>> BEGIN

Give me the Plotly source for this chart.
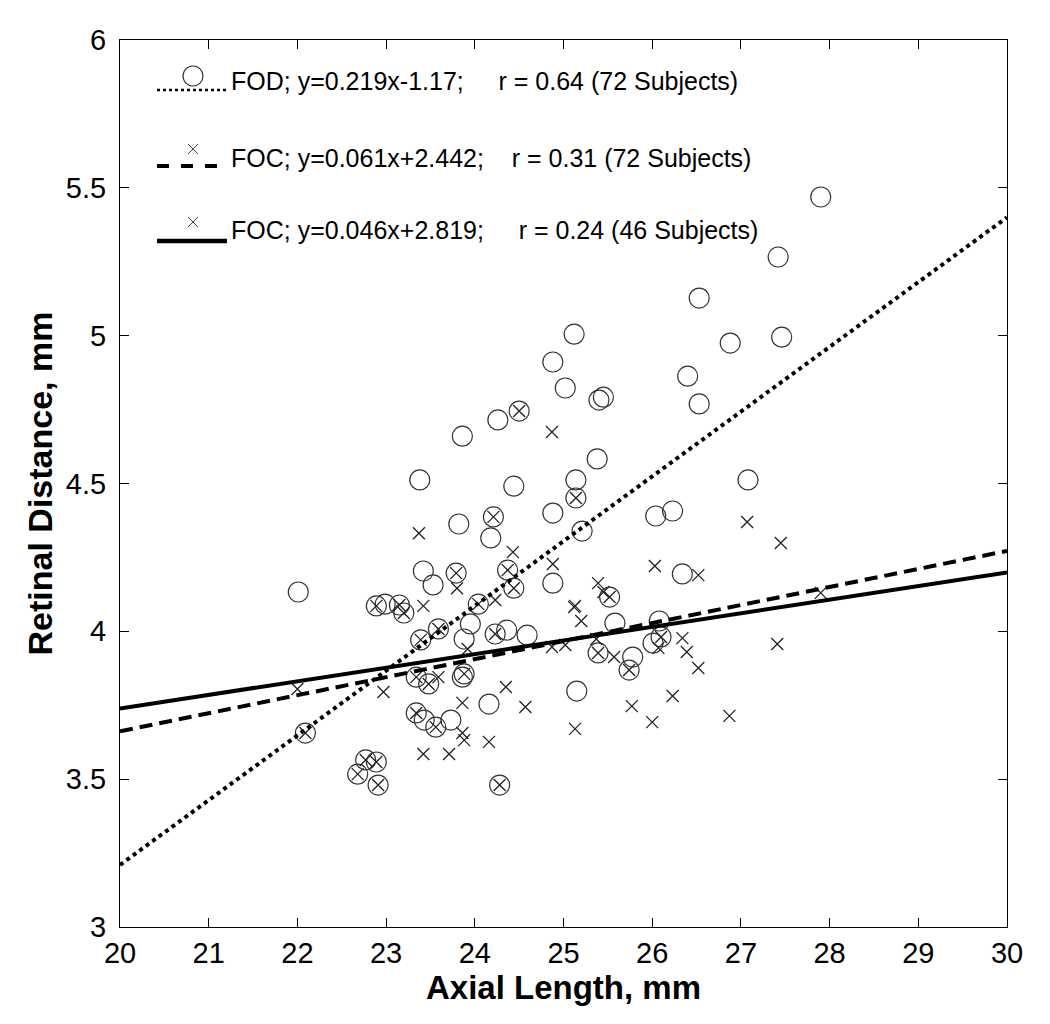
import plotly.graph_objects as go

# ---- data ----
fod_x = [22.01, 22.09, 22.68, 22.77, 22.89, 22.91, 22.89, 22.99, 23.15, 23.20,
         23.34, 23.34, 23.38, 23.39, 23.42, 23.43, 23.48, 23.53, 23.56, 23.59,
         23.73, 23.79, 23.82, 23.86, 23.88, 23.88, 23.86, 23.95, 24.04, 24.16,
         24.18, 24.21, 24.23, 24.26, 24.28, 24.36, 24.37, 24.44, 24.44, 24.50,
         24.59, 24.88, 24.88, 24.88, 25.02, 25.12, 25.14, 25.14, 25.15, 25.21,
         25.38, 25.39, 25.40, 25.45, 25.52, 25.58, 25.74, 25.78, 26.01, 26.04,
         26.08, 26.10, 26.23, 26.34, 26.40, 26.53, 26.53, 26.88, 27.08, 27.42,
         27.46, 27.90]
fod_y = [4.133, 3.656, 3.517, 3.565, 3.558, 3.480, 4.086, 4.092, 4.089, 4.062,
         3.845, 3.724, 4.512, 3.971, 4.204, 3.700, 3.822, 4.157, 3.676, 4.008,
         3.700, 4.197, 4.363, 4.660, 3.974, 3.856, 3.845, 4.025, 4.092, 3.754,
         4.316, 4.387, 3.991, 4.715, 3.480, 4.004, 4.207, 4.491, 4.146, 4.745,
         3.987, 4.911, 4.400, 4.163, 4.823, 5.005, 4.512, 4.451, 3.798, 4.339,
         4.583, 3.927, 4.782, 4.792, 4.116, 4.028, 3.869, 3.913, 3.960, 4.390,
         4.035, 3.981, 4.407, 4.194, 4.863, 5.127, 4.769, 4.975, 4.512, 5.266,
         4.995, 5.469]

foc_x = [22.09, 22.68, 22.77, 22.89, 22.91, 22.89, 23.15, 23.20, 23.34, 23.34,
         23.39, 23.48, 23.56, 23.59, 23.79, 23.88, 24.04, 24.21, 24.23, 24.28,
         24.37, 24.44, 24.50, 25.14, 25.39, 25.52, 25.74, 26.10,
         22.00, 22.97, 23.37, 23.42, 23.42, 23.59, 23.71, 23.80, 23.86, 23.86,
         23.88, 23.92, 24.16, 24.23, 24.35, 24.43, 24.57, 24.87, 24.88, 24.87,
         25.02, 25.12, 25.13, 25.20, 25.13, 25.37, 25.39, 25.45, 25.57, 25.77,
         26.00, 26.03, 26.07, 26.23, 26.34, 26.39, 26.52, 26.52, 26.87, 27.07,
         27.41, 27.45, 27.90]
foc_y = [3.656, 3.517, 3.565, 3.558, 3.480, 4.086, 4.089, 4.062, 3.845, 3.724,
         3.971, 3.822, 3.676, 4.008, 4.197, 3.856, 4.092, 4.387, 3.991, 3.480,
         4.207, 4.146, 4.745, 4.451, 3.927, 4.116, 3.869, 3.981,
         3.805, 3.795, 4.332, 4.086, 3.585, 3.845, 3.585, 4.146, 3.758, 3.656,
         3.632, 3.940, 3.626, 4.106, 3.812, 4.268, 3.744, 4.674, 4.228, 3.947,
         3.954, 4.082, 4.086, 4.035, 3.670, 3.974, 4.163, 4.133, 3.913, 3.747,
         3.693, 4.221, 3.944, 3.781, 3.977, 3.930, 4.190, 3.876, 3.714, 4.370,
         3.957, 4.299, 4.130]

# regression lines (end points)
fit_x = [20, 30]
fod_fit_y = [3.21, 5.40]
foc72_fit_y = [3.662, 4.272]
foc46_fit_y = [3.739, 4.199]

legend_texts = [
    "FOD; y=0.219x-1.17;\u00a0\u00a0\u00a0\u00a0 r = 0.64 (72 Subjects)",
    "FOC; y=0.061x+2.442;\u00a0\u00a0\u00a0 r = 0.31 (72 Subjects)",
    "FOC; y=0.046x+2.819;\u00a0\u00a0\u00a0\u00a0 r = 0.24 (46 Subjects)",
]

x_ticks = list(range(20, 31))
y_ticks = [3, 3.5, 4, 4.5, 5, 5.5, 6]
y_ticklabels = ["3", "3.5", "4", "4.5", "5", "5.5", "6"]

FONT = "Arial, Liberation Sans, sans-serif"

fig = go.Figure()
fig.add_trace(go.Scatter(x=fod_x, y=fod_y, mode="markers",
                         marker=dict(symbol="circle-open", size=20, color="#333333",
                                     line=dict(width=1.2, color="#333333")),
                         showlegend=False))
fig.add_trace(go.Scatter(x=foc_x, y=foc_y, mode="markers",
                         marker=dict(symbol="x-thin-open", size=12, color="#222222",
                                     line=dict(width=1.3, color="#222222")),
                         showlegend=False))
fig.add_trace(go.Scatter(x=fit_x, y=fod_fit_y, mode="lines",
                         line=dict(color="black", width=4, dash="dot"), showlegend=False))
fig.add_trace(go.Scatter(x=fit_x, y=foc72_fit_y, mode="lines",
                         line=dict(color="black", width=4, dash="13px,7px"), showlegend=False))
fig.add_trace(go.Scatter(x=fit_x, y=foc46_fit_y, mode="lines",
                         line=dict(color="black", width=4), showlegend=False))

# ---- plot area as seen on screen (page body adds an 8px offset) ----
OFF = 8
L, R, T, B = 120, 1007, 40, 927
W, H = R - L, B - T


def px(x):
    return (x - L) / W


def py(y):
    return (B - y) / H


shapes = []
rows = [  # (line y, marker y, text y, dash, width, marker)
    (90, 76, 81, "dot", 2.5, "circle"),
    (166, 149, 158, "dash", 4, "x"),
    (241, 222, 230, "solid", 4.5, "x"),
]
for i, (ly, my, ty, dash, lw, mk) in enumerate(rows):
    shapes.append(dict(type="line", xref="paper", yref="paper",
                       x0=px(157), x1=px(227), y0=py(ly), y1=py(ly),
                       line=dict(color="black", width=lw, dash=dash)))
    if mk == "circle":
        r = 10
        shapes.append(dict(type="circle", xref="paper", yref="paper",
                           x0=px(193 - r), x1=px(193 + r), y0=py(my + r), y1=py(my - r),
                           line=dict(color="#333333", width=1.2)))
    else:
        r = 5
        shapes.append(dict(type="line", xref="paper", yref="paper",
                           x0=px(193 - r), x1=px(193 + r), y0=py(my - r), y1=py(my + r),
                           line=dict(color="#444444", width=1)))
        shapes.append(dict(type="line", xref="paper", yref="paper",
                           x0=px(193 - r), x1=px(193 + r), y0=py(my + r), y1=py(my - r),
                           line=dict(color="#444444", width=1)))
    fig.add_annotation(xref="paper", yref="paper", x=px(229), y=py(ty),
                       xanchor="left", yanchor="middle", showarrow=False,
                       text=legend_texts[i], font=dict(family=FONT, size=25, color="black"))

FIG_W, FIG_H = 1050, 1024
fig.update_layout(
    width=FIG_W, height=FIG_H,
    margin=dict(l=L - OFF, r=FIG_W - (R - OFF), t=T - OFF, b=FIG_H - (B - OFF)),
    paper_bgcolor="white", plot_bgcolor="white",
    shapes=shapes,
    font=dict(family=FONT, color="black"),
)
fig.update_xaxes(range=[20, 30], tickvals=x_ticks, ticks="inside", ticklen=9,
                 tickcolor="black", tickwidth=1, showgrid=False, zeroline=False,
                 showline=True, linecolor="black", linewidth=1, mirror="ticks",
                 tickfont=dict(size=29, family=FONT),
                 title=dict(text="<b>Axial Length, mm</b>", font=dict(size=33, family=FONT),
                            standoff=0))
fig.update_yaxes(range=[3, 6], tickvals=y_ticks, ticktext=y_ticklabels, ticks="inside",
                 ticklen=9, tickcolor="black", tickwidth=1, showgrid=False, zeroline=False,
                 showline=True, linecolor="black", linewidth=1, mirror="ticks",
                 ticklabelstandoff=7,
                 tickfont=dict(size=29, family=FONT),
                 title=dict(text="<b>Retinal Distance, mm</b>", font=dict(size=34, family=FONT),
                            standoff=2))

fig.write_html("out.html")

>> END

◆ **TASK DIRECTIONS**
Leave out the pictures and repeat the lines from the start of the material through the line with "import plotly.graph_objects as go", inclusive.

◆ **THE REPLY**
Give me the Plotly source for this chart.
import plotly.graph_objects as go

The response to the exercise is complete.